A Refugee Connects with Students in Marshalltown
The marching band’s drum-line sets the tone for the first day of classes at Marshalltown High School.
Sixteen-hundred students fill the football-field bleachers as the school’s principal – Aiddy Phomvisay – grabs a mike.
“If I could have your attention for less than five minutes," he announced. "I know that’s amazing that Mr. Phomvisay is only going to take five minutes to address the student body.”
The kids are about to flood the field for an hour of play – dodge ball at one end, a soccer shootout at the other, tug-of-war and gunny-sack races in between. But first, Phomvisay delivered a pep talk.
“And I have a single challenge for you," he said and that is the relationships we have with one another, the trust, the respect, the love and the care.”
Phomvisay leads a school where 37 languages are spoken. 32 percent of the high schoolers in Marshalltown are English-language learners, 45 percent are considered minorities. 65 percent receive free or reduced lunch. Phomvisay connects with these immigrant children in a special way. He’s a refugee from Laos, where his father served in the Royal Lao Army and supported U.S. interests in Southeast Asia during the 1970s.
“My father was a prisoner of war for eight months," he said. "After he escaped, he took us across the Mekong River into Thailand, and we were refugees there for three years.”

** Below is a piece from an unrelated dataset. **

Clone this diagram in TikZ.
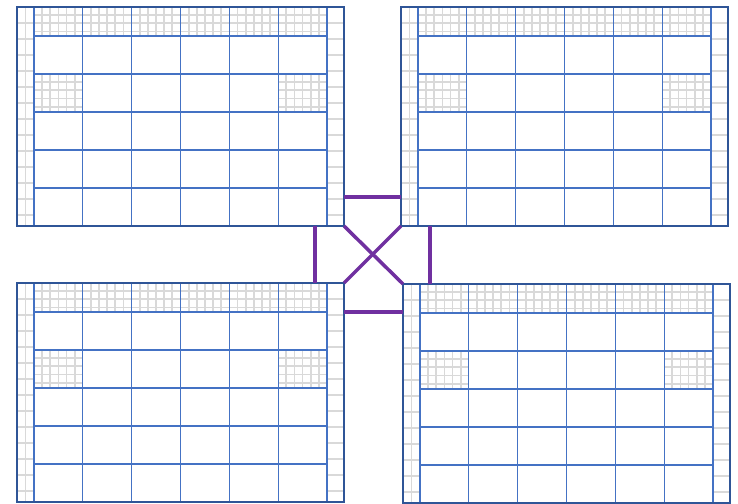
\documentclass[tikz,border=0pt]{standalone}
\definecolor{bordc}{HTML}{2F5597}
\definecolor{innc}{HTML}{4472C4}
\definecolor{grayc}{HTML}{D9D9D9}
\definecolor{purp}{HTML}{7030A0}
\tikzset{
  panelbox/.style={draw=bordc, line width=2pt, minimum width=327pt, minimum height=219pt, inner sep=0pt, outer sep=0pt},
  finegrid/.style={draw=grayc, line width=1.8pt},
  cellline/.style={draw=innc, line width=1.2pt},
  link/.style={draw=purp, line width=3.5pt},
}
\newcommand\smallcell[4]{%
  \foreach \i in {1,...,5}{\draw[finegrid] ({#1+\i*#3/6},#2) -- ({#1+\i*#3/6},{#2+#4});}
  \foreach \j in {8.2,16.4,...,#4}{\draw[finegrid] (#1,{#2+\j}) -- ({#1+#3},{#2+\j});}
}
\newcommand\drawpanel[2]{%
  \begin{scope}[shift={(#1,#2)}, yscale=-1]
    \draw[finegrid] (8.5,0) -- (8.5,219);
    \foreach \j in {16,32,...,208}{\draw[finegrid] (0,\j) -- (17,\j); \draw[finegrid] (310,\j) -- (327,\j);}
    \foreach \k in {0,...,5}{\smallcell{17+\k*48.8333}{0}{48.8333}{29}}
    \smallcell{17}{67}{48.8333}{38}
    \smallcell{261.1667}{67}{48.8333}{38}
    \foreach \k in {0,...,6}{\draw[cellline] ({17+\k*48.8333},0) -- ({17+\k*48.8333},219);}
    \foreach \j in {29,67,105,143,181}{\draw[cellline] (17,\j) -- (310,\j);}
  \end{scope}
}
\begin{document}
\begin{tikzpicture}[x=1pt,y=1pt]
\useasboundingbox (0,0) rectangle (738,503);
\fill[white] (0,0) rectangle (738,503);
\drawpanel{17}{496}
\drawpanel{401}{496}
\drawpanel{17}{220}
\drawpanel{403}{219}
\node[panelbox] (tl) at (180.5,386.5) {};
\node[panelbox] (tr) at (564.5,386.5) {};
\node[panelbox] (bl) at (180.5,110.5) {};
\node[panelbox] (br) at (566.5,109.5) {};
\coordinate (h1) at ([yshift=29pt]tl.south east);
\coordinate (h2) at ([yshift=-29pt]bl.north east);
\coordinate (v1) at ([xshift=-29pt]tl.south east);
\coordinate (v2) at ([xshift=29pt]tr.south west);
\draw[link] (h1) -- (h1 -| tr.west);
\draw[link] (h2) -- (h2 -| br.west);
\draw[link] (v1) -- (v1 |- bl.north);
\draw[link] (v2) -- (v2 |- br.north);
\draw[link] (tl.south east) -- (br.north west);
\draw[link] (tr.south west) -- (bl.north east);
\end{tikzpicture}
\end{document}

Phomvisay was seven when he arrived in the States. At that time, Iowa Governor Robert Ray was opening the state’s arms to people escaping war in Vietnam, Cambodia and Laos. Under the sponsorship of First United Methodist Church, the Phomvisay family of eight landed in Alta, a town of 18-hundred people near Storm Lake in Buena Vista County.
“An amazing community," he said. "It was just an iconic childhood growing up there, and I attribute all I’ve been able to do, all the learning, the life experiences, the preparation for things like this, it’s just an unbelievable dream come true.”
He learned English from volunteers in the church basement. He settled into small-town life and eventually married his hometown sweetheart. He was teaching American history in middle school even before he had passed the U.S. citizenship exam. Major achievements that lead him to believe anything is possible with hard work. Back out on the athletic field, he took a Burmese refugee – a young woman beginning her senior year – under his wing.
“And what are you going to do after graduation?" he asked. "What college are you going to? MCC, good for you, and after that I want you to go to a four-year university, OK, you can do it and I’ll help you.”
Phomvisay encouraged her knowing it is possible to escape the past, it is possible to accomplish meaningful things. He’s proof. Aiddy Phomvisay is the 2014 Secondary Principal of the Year in the state. The Iowa International Center will hand him its Passport to Prosperity award in September.
“We’re off to a great start, and we’re looking at an amazing 2014-2015 MHS school year, thank you very much and go Bobcats.”